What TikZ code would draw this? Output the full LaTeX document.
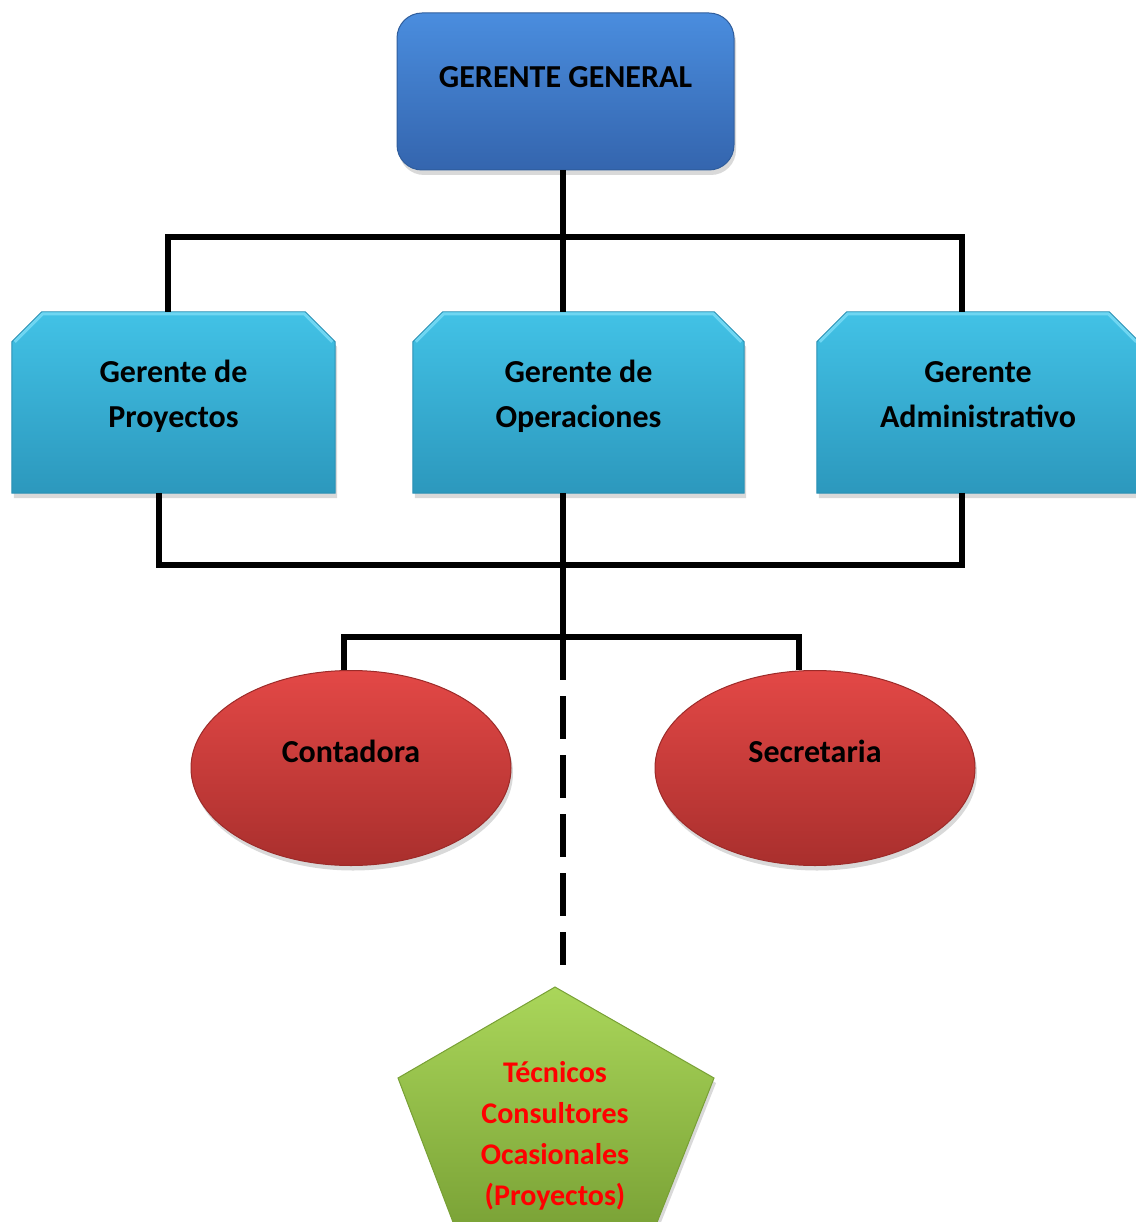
\documentclass[tikz,border=0pt]{standalone}
\usepackage{fontspec}
\setmainfont{Carlito}
\usetikzlibrary{shapes.geometric,shadows}

\definecolor{ggtop}{HTML}{4A8DDE}
\definecolor{ggbot}{HTML}{3465AE}
\definecolor{ggline}{HTML}{2F5D9C}
\definecolor{mgtop}{HTML}{42C2E6}
\definecolor{mgbot}{HTML}{2C98BD}
\definecolor{mgline}{HTML}{2A90B4}
\definecolor{mglight}{HTML}{6FD6F2}
\definecolor{sttop}{HTML}{E34846}
\definecolor{stbot}{HTML}{A92F2D}
\definecolor{stline}{HTML}{9C2B29}
\definecolor{tctop}{HTML}{AAD65A}
\definecolor{tcbot}{HTML}{7AA236}
\definecolor{tcline}{HTML}{78A035}

\begin{document}
\begin{tikzpicture}[
  x=1pt, y=-1pt,
  every node/.style={font=\fontsize{32}{45}\selectfont\bfseries, align=center},
  dshadow/.style={drop shadow={shadow xshift=2pt, shadow yshift=-5pt, opacity=.3}},
  topbox/.style={shape=rectangle, rounded corners=25pt, minimum width=337pt, minimum height=157pt,
    top color=ggtop, bottom color=ggbot, draw=ggline, line width=1pt, dshadow},
  mgrbox/.style={shape=rectangle, inner sep=0pt, minimum width=#1, minimum height=181pt},
  mgrfill/.style={top color=mgtop, bottom color=mgbot, draw=mgline, line width=1pt, dshadow},
  mgredge/.style={draw=mglight, line width=3pt, line join=round},
  staff/.style={shape=ellipse, minimum width=320pt, minimum height=195pt,
    top color=sttop, bottom color=stbot, draw=stline, line width=1pt, dshadow},
  conn/.style={draw=black, line width=5.5pt},
  auxlink/.style={conn, dash pattern=on 43pt off 16pt},
  lbl/.style={text=black},
  redlbl/.style={text=red, font=\fontsize{30}{41}\selectfont\bfseries}
]
\useasboundingbox (0,0) rectangle (1135,1222);

\node[topbox] (gg) at (565.5,91.5) {};
\node[mgrbox=323pt] (gp) at (173.5,402.5) {};
\node[mgrbox=331pt] (go) at (578.5,402.5) {};
\node[mgrbox=322pt] (ga) at (978,402.5) {};
\node[staff] (cont) at (351,768) {};
\node[staff] (secr) at (815,768) {};

\foreach \b in {gp,go,ga} {
  \path[mgrfill] ([xshift=30pt]\b.north west) -- ([xshift=-30pt]\b.north east)
    -- ([yshift=-30pt]\b.north east) -- (\b.south east) -- (\b.south west)
    -- ([yshift=-30pt]\b.north west) -- cycle;
  \draw[mgredge] ([xshift=3pt,yshift=-30pt]\b.north west) -- ([xshift=31pt,yshift=-2pt]\b.north west)
    -- ([xshift=-31pt,yshift=-2pt]\b.north east) -- ([xshift=-3pt,yshift=-30pt]\b.north east);
}

\path[top color=tctop, bottom color=tcbot, draw=tcline, line width=1pt, dshadow]
  (555,987) -- (714,1078) -- (654,1230) -- (456,1230) -- (398,1078) -- cycle;

\node[lbl] (gg-t) at ([yshift=14.5pt]gg.center) {GERENTE GENERAL};
\node[lbl] (gp-t) at ([yshift=6pt]gp.center) {Gerente de\\Proyectos};
\node[lbl] (go-t) at ([yshift=6pt]go.center) {Gerente de\\Operaciones};
\node[lbl] (ga-t) at ([yshift=8pt]ga.center) {Gerente\\Administrativo};
\node[lbl] (cont-t) at ([yshift=16.5pt]cont.center) {Contadora};
\node[lbl] (secr-t) at ([yshift=16.5pt]secr.center) {Secretaria};
\node[redlbl] (tec) at (555,1136) {Técnicos\\Consultores\\Ocasionales\\(Proyectos)};

\coordinate (top-bus) at (563,237);
\coordinate (mid-bus) at (563,565);
\coordinate (low-bus) at (563,637);
\coordinate (tec-end) at (563,965);

\draw[conn] ([xshift=-2.5pt]gg.south) -- (top-bus);
\draw[conn] ([xshift=-5.5pt]gp.north) |- (top-bus) -| ([xshift=-16pt]ga.north);
\draw[conn] (top-bus) -- ([xshift=-15.5pt]go.north);
\draw[conn] ([xshift=-14.5pt]gp.south) |- (mid-bus) -| ([xshift=-16pt]ga.south);
\draw[conn] ([xshift=-15.5pt]go.south) -- (low-bus);
\draw[conn] ([xshift=-7pt]cont.north) |- (low-bus) -| ([xshift=-16pt]secr.north);
\draw[auxlink] (low-bus) -- (tec-end);
\end{tikzpicture}
\end{document}
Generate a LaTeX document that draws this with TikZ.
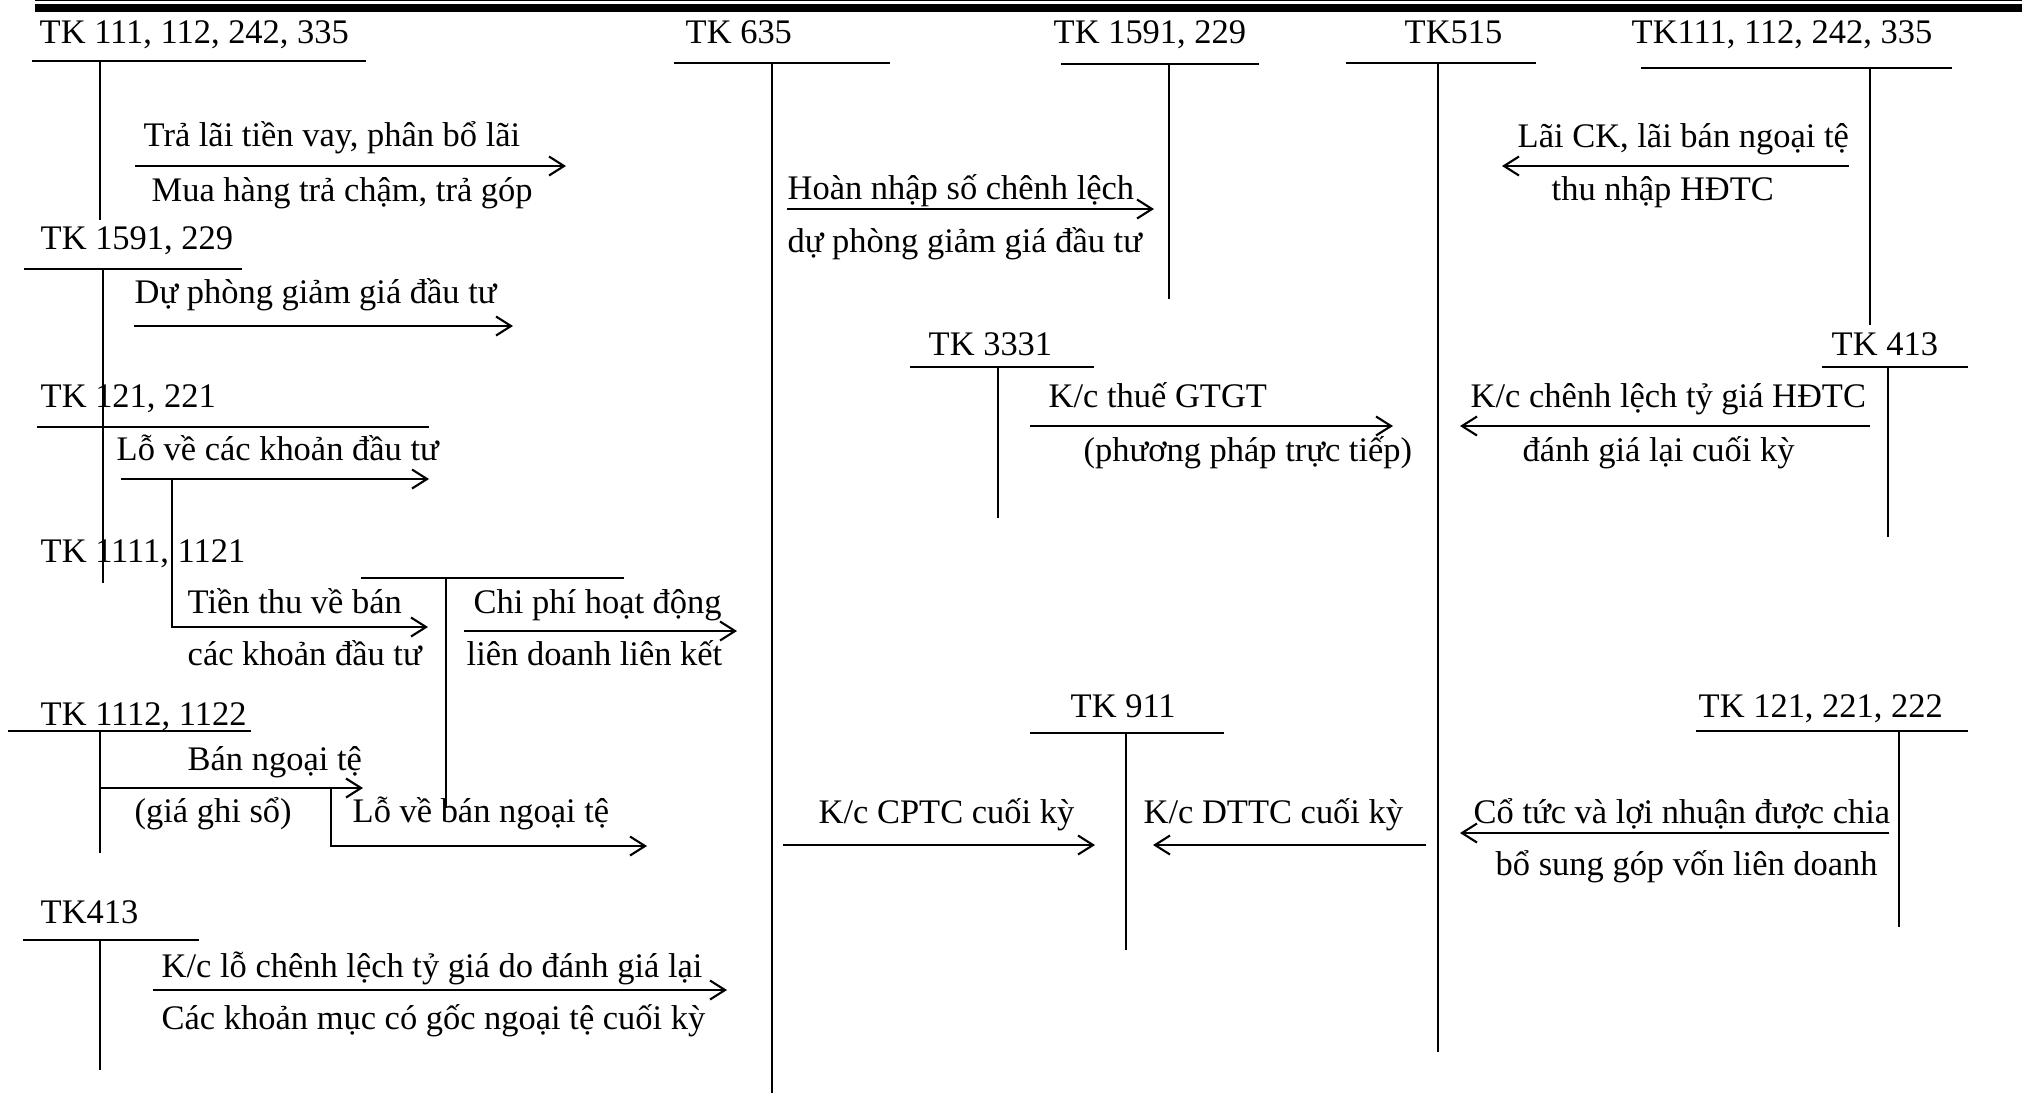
\documentclass[tikz,border=0pt]{standalone}
\usepackage{fontspec}
\setmainfont{Liberation Serif}
\usetikzlibrary{arrows.meta}

\begin{document}
\begin{tikzpicture}[x=0.01cm, y=-0.01cm,
    every node/.style={inner sep=0pt, anchor=base west,
        font=\fontsize{9.8}{12}\selectfont},
    rule/.style={line width=0.8pt},
    stem/.style={line width=0.6pt},
    flow/.style={line width=0.6pt,
        -{Straight Barb[length=1.5mm, width=1.9mm]}}]
\useasboundingbox (0,0) rectangle (2022,1093);
% bar at the top
\fill (35,0) rectangle (2022,1);
\fill (35,4) rectangle (2022,12);

% accounts: name/label/label x/label y/rule from/rule to/rule y/stem x/stem end
\foreach \n/\t/\lx/\ly/\ra/\rb/\ry/\sx/\sy in {
    tka/{TK 111, 112, 242, 335}/39/43/32/366/61/100/220,
    tkb/{TK 1591, 229}/40/249/24/242/269/103/427,
    tkc/{TK 121, 221}/40/407/37/429/427/103/583,
    tke/{TK 1112, 1122}/40/725/8/251/731/100/853,
    tkf/{TK413}/40/923/23/199/940/100/1070,
    tkg/{TK 635}/685/43/674/890/63/772/1093,
    tkh/{TK 1591, 229}/1053/43/1061/1259/64/1169/299,
    tki/{TK515}/1404/43/1346/1536/63/1438/1052,
    tkj/{TK111, 112, 242, 335}/1631/43/1641/1952/68/1870/325,
    tkk/{TK 3331}/928/355/910/1094/367/998/518,
    tkl/{TK 413}/1831/355/1822/1968/367/1888/537,
    tkm/{TK 911}/1070/717/1030/1224/733/1126/950,
    tkn/{TK 121, 221, 222}/1698/717/1696/1968/731/1899/927}
{
    \node (\n) at (\lx,\ly) {\t};
    \draw[rule] (\ra,\ry) -- (\rb,\ry);
    \draw[stem] (\sx,\ry) -- (\sx,\sy);
}
\node (tkd) at (40,562) {TK 1111, 1121};
\draw[rule] (361,578) -- (624,578);
\draw[stem] (446,578) -- (446,808);

% straight entries
\foreach \n/\xa/\xb/\y in {a1/135/566/166, a2/134/513/326, a3/121/429/479,
    a5/464/737/631, a6/100/363/788, a8/153/727/990, a9/787/1154/209,
    a10/1849/1502/166, a11/1030/1393/426, a12/1870/1460/426,
    a13/783/1095/845, a14/1426/1153/845, a15/1889/1460/833}
{
    \coordinate (\n-s) at (\xa,\y);
    \coordinate (\n-e) at (\xb,\y);
    \draw[flow] (\n-s) -- (\n-e);
}
% bent entries
\coordinate (a4-s) at (172,479);
\coordinate (a4-e) at (428,627);
\draw[flow] (a4-s) |- (a4-e);
\coordinate (a7-s) at (331,788);
\coordinate (a7-e) at (647,846);
\draw[flow] (a7-s) |- (a7-e);

% texts on the entries
\foreach \n/\t/\x/\y in {
    d1/{Trả lãi tiền vay, phân bổ lãi}/143/146,
    d2/{Mua hàng trả chậm, trả góp}/151/201,
    d3/{Dự phòng giảm giá đầu tư}/134/303,
    d4/{Lỗ về các khoản đầu tư}/116/460,
    d5/{Tiền thu về bán}/187/613,
    d6/{các khoản đầu tư}/187/665,
    d7/{Chi phí hoạt động}/473/613,
    d8/{liên doanh liên kết}/466/665,
    d9/{Bán ngoại tệ}/187/770,
    d10/{(giá ghi sổ)}/134/822,
    d11/{Lỗ về bán ngoại tệ}/352/822,
    d12/{K/c lỗ chênh lệch tỷ giá do đánh giá lại}/161/977,
    d13/{Các khoản mục có gốc ngoại tệ cuối kỳ}/161/1029,
    d14/{Hoàn nhập số chênh lệch}/787/199,
    d15/{dự phòng giảm giá đầu tư}/787/252,
    d16/{Lãi CK, lãi bán ngoại tệ}/1517/147,
    d17/{thu nhập HĐTC}/1551/200,
    d18/{K/c thuế GTGT}/1048/407,
    d19/{(phương pháp trực tiếp)}/1083/461,
    d20/{K/c chênh lệch tỷ giá HĐTC}/1470/407,
    d21/{đánh giá lại cuối kỳ}/1522/461,
    d22/{K/c CPTC cuối kỳ}/818/823,
    d23/{K/c DTTC cuối kỳ}/1143/823,
    d24/{Cổ tức và lợi nhuận được chia}/1473/823,
    d25/{bổ sung góp vốn liên doanh}/1495/875}
    \node (\n) at (\x,\y) {\t};
\end{tikzpicture}
\end{document}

* * * * *

Exercise task
Starting at the line with "Generate a LaTeX" and ending at the line with "(35,4) rectangle (2022,12);", copy each line exactly, both ends included. Do not copy the pictures.

Answer to this problem
Generate a LaTeX document that draws this with TikZ.
\documentclass[tikz,border=0pt]{standalone}
\usepackage{fontspec}
\setmainfont{Liberation Serif}
\usetikzlibrary{arrows.meta}

\begin{document}
\begin{tikzpicture}[x=0.01cm, y=-0.01cm,
    every node/.style={inner sep=0pt, anchor=base west,
        font=\fontsize{9.8}{12}\selectfont},
    rule/.style={line width=0.8pt},
    stem/.style={line width=0.6pt},
    flow/.style={line width=0.6pt,
        -{Straight Barb[length=1.5mm, width=1.9mm]}}]
\useasboundingbox (0,0) rectangle (2022,1093);
% bar at the top
\fill (35,0) rectangle (2022,1);
\fill (35,4) rectangle (2022,12);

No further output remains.